It seems like PVS at the root should work as well, if the program can reliably predict the best move often enough. I know a lot of programs put extra effort into ordering the moves at the root. I remember reading that Bob Hyatt’s Crafty does a quiescence search at the root. So, this is on the backlog as well, and once complete I will revisit the idea of PVS at the root.

For now, it is on to the next thing – Late Move Reductions. I’m hopeful that will yield a significant ELO increase, perhaps finally putting P4 on par with P3.

Small Improvement to “bad captures”

In my recent post on move ordering, I identified a potential area of improvement to the criteria for deciding if a capture is “good” or “bad.” As I wrote in that post, a capture is good if:

  1. It is a promotion (technically even non-capturing promotions are included)
  2. The value of the captured piece is greater than the value of the capturing piece
  3. The Static Exchange Evaluator (SEE) score is non-negative.

The issue is with knights and bishops. They are roughly the same value (which one is more valuable really depends on the position), but in Prophet the bishop has a slightly higher value. A knight has a material value equal to 3 pawns, but a bishop has 3.2 pawns. The consequence of that is that a simple Bishop x Knight capture would be categorized as “bad” and not tried until all non-captures have been tried.

I don’t have the link handy but I read an older post on talkchess.com where Tord Romstad, the author of Glaurang (pre-cursor to Stockfish), mentioned that he used different piece values for the purposes of move ordering than he did in the evaluation. He said he used 1, 3, 3, 5 and 10. That means Bishop x Knight captures, as well as Knight x Bishop captures would both be categorized as “good.” Also, by giving the queen a value of 10, it means that giving two rooks for a queen would be considered equal by the SEE, where giving a queen + pawn for two rooks would have a negative score.

Sure enough, that simple change seems to be worth about 6 ELO.

Pruning “bad” captures in quiescence

As suspected the change to move ordering to separate good captures from bad captures has already paid off. Moving bad captures to the bottom of the move order list made it trivial to skip bad captures in the quiescence search altogether. This is an idea I first read about in a discussion on r.g.c.c. between Bob Hyatt, Feng-Hsiung Hsu and others here https://groups.google.com/g/rec.games.chess.computer/c/H6XjY2L13eQ . Hyatt claimed a small improvement, though Hsu was skeptical. Time has proven Hyatt correct though; I believe this is something most strong programs do. In any event, it seems to be worth about 10 ELO for Prophet4 so it’s a keeper.

Move Ordering

Improving move ordering has been on the radar of a while now.

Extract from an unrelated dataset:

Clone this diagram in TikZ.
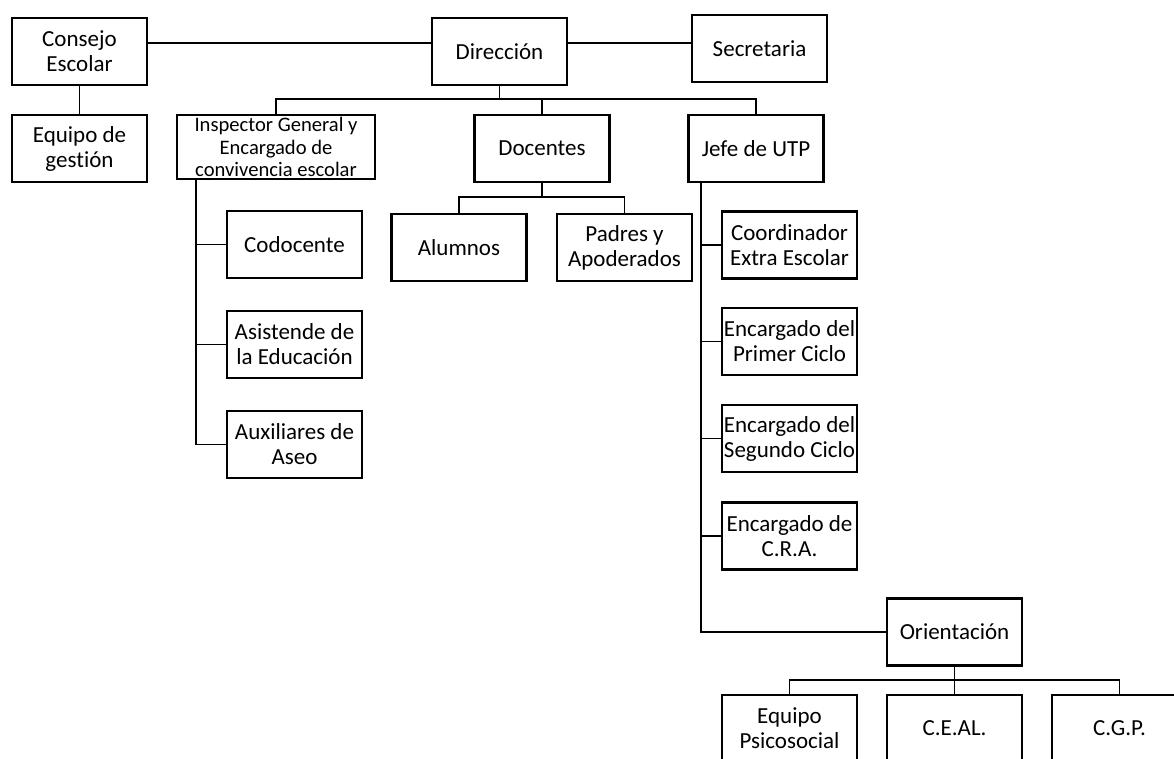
\documentclass[tikz,border=0pt]{standalone}
\usepackage{fontspec}
\setmainfont[Ligatures=NoCommon]{Carlito}
\begin{document}
\begin{tikzpicture}[x=1pt,y=-1pt,
  txt/.style={align=center, font=\fontsize{23}{25}\selectfont},
  box/.style={draw, line width=2.8pt, minimum width=135pt, minimum height=67pt, inner sep=0pt, txt},
  conn/.style={line width=1.8pt}]
\useasboundingbox (0,0) rectangle (1174,758);
\clip (0,0) rectangle (1174,758);
% top row
\node[box] (conse) at (79.5,51.5) {Consejo\\Escolar};
\node[box] (equipo) at (79.5,148.5) {Equipo de\\gestión};
\node[box] (dir) at (499.5,51.5) {Dirección};
\node[box] (sec) at (759.5,48.5) {Secretaria};
% second row
\node[box, minimum width=198pt, minimum height=64pt,
  label={[txt, font=\fontsize{20.6}{22.8}\selectfont, inner sep=0pt]center:Inspector General y\\Encargado de\\convivencia escolar}] (insp) at (276,147) {};
\node[box] (doc) at (542,148.5) {Docentes};
\node[box] (jefe) at (756,148.5) {Jefe de UTP};
% inspector children
\node[box] (codo) at (294.5,244.5) {Codocente};
\node[box] (asis) at (294.5,344.5) {Asistende de\\la Educación};
\node[box] (aux) at (294.5,444.5) {Auxiliares de\\Aseo};
% docentes children
\node[box] (alum) at (459,247.5) {Alumnos};
\node[box] (padres) at (624.5,247.5) {Padres y\\Apoderados};
% UTP children
\node[box] (coord) at (789.5,245) {Coordinador\\Extra Escolar};
\node[box] (primer) at (789.5,341.5) {Encargado del\\Primer Ciclo};
\node[box] (segundo) at (789.5,438.5) {Encargado del\\Segundo Ciclo};
\node[box] (cra) at (789.5,536) {Encargado de\\C.R.A.};
\node[box] (orient) at (954.5,632) {Orientación};
% orientation children
\node[box] (psico) at (789.5,728.5) {Equipo\\Psicosocial};
\node[box] (ceal) at (954.5,728.5) {C.E.AL.};
\node[box] (cgp) at (1119.5,728.5) {C.G.P.};
% helper coordinates
\coordinate (topline) at (0,43);
\coordinate (bus1) at (0,99);
\coordinate (bus2) at (0,197);
\coordinate (inspx) at (196,0);
\coordinate (jefex) at (701,0);
\coordinate (bus3) at (0,680);
% connectors
\draw[conn] (conse.east |- topline) -- (dir.west |- topline);
\draw[conn] (dir.east |- topline) -- (sec.west |- topline);
\draw[conn] (conse.south) -- (equipo.north);
\draw[conn] (dir.south) -- (dir.south |- bus1);
\draw[conn] (insp.north) -- (insp.north |- bus1) -- (jefe.north |- bus1) -- (jefe.north);
\draw[conn] (doc.north |- bus1) -- (doc.north);
\draw[conn] (doc.south) -- (doc.south |- bus2);
\draw[conn] (alum.north) -- (alum.north |- bus2) -- (padres.north |- bus2) -- (padres.north);
\draw[conn] (inspx |- insp.south) -- (inspx |- aux.west) -- (aux.west);
\draw[conn] (inspx |- codo.west) -- (codo.west);
\draw[conn] (inspx |- asis.west) -- (asis.west);
\draw[conn] (jefex |- jefe.south) -- (jefex |- orient.west) -- (orient.west);
\draw[conn] (jefex |- coord.west) -- (coord.west);
\draw[conn] (jefex |- primer.west) -- (primer.west);
\draw[conn] (jefex |- segundo.west) -- (segundo.west);
\draw[conn] (jefex |- cra.west) -- (cra.west);
\draw[conn] (orient.south) -- (orient.south |- bus3);
\draw[conn] (psico.north) -- (psico.north |- bus3) -- (cgp.north |- bus3) -- (cgp.north);
\draw[conn] (ceal.north |- bus3) -- (ceal.north);
\end{tikzpicture}
\end{document}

I started to suspect that move ordering needed some work when my initial attempts at a PVS search and aspiration windows both failed. I reasoned that, if move ordering is subpar, researches would occur too often causing an overall increase in node counts.

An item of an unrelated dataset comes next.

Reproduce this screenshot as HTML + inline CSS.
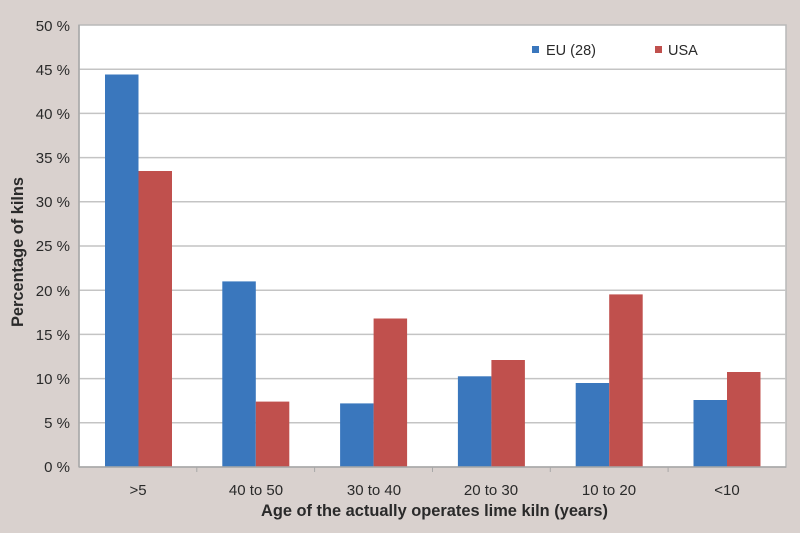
<!DOCTYPE html>
<html><head><meta charset="utf-8"><style>
html,body{margin:0;padding:0;background:#d9d1ce;}
svg{display:block;}
text{font-family:"Liberation Sans",sans-serif;fill:#2a2a2a;}
</style></head><body>
<svg width="800" height="533" viewBox="0 0 800 533" xmlns="http://www.w3.org/2000/svg">
<rect x="0" y="0" width="800" height="533" fill="#d9d1ce"/>
<rect x="79" y="25" width="707" height="442" fill="#ffffff" stroke="#b9b9b9" stroke-width="1.5"/>
<g stroke="#c4c4c4" stroke-width="1.5">
<line x1="79" y1="69.2" x2="786" y2="69.2"/>
<line x1="79" y1="113.4" x2="786" y2="113.4"/>
<line x1="79" y1="157.6" x2="786" y2="157.6"/>
<line x1="79" y1="201.8" x2="786" y2="201.8"/>
<line x1="79" y1="246" x2="786" y2="246"/>
<line x1="79" y1="290.2" x2="786" y2="290.2"/>
<line x1="79" y1="334.4" x2="786" y2="334.4"/>
<line x1="79" y1="378.6" x2="786" y2="378.6"/>
<line x1="79" y1="422.8" x2="786" y2="422.8"/>
</g>
<g fill="#3a77bd">
<rect x="105" y="74.5" width="33.5" height="392.5"/>
<rect x="222.3" y="281.4" width="33.5" height="185.6"/>
<rect x="340.1" y="403.4" width="33.5" height="63.6"/>
<rect x="457.9" y="376.3" width="33.5" height="90.7"/>
<rect x="575.7" y="383" width="33.5" height="84"/>
<rect x="693.5" y="400" width="33.5" height="67"/>
</g>
<g fill="#c0504d">
<rect x="138.5" y="171" width="33.5" height="296"/>
<rect x="255.8" y="401.6" width="33.5" height="65.4"/>
<rect x="373.6" y="318.5" width="33.5" height="148.5"/>
<rect x="491.4" y="360" width="33.5" height="107"/>
<rect x="609.2" y="294.4" width="33.5" height="172.6"/>
<rect x="727" y="372" width="33.5" height="95"/>
</g>
<line x1="79" y1="467" x2="786" y2="467" stroke="#a8a8a8" stroke-width="1.5"/>
<line x1="79" y1="25" x2="79" y2="467" stroke="#a8a8a8" stroke-width="1.5"/>
<g stroke="#a8a8a8" stroke-width="1">
<line x1="196.8" y1="467" x2="196.8" y2="472"/>
<line x1="314.6" y1="467" x2="314.6" y2="472"/>
<line x1="432.5" y1="467" x2="432.5" y2="472"/>
<line x1="550.3" y1="467" x2="550.3" y2="472"/>
<line x1="668.1" y1="467" x2="668.1" y2="472"/>
</g>
<g font-size="15" text-anchor="end">
<text x="70" y="31">50 %</text>
<text x="70" y="75">45 %</text>
<text x="70" y="119">40 %</text>
<text x="70" y="163">35 %</text>
<text x="70" y="207">30 %</text>
<text x="70" y="251">25 %</text>
<text x="70" y="296">20 %</text>
<text x="70" y="340">15 %</text>
<text x="70" y="384">10 %</text>
<text x="70" y="428">5 %</text>
<text x="70" y="472">0 %</text>
</g>
<g font-size="15" text-anchor="middle">
<text x="138" y="495">&gt;5</text>
<text x="256" y="495">40 to 50</text>
<text x="374" y="495">30 to 40</text>
<text x="491" y="495">20 to 30</text>
<text x="609" y="495">10 to 20</text>
<text x="727" y="495">&lt;10</text>
</g>
<text x="261" y="516" font-size="16.5" font-weight="bold" textLength="347" lengthAdjust="spacingAndGlyphs">Age of the actually operates lime kiln (years)</text>
<text transform="translate(23,327) rotate(-90)" font-size="16.5" font-weight="bold" textLength="150" lengthAdjust="spacingAndGlyphs">Percentage of kilns</text>
<rect x="532" y="46" width="7" height="7" fill="#3a77bd"/>
<text x="546" y="55" font-size="14.5">EU (28)</text>
<rect x="655" y="46" width="7" height="7" fill="#c0504d"/>
<text x="668" y="55" font-size="14.5">USA</text>
</svg>
</body></html>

To know, you have to measure, so I added data to the logfiles and wrote a Python script to aggregate (1) time to depth, (2) effective branching factor, and (3) the % of nodes in which we get a fail high on the 1st move and first four moves.

Once I was able to measure, I changed the move ordering scheme FROM:

PV move -> Hash move -> All captures in MVV/LVA order -> Killer 1 -> Killer 2 -> noncaptures in the order they are generated

TO:

PV move -> Hash Move -> “Good captures” in MVV/LVA order -> Killer 1 -> Killer 2 -> noncaptures -> bad captures in SEE order.

A “good capture” is one that is a promotion, a capture in which the value of the captured piece is at least that of the capturing piece, or one with a non-negative SEE value.

Incidentally, while researching this I came across a post I myself had made many years ago: http://talkchess.com/forum3/viewtopic.php?f=7&t=15198&hilit=defer+losing+captures&sid=5543f43760ce939ed16deacd59710e06

The change doesn’t seem to add more than just a couple of ELO directly. However, in non-tactical test suites all the measured metrics were improved: time to solution is down, effective branching factor is lower, the percentage of fail highs on the first move is improved, and the percentage of fail highs in the first four moves is dramatically improved. Additionally, the number of nodes required to reach a solution is cut by about a third, with only a 7% or so decrease in speed (nodes per second). I believe this sets the stage to take another stab at PVS and aspiration windows. First though, I’m going to take a stab at pruning bad captures from the quiescence search.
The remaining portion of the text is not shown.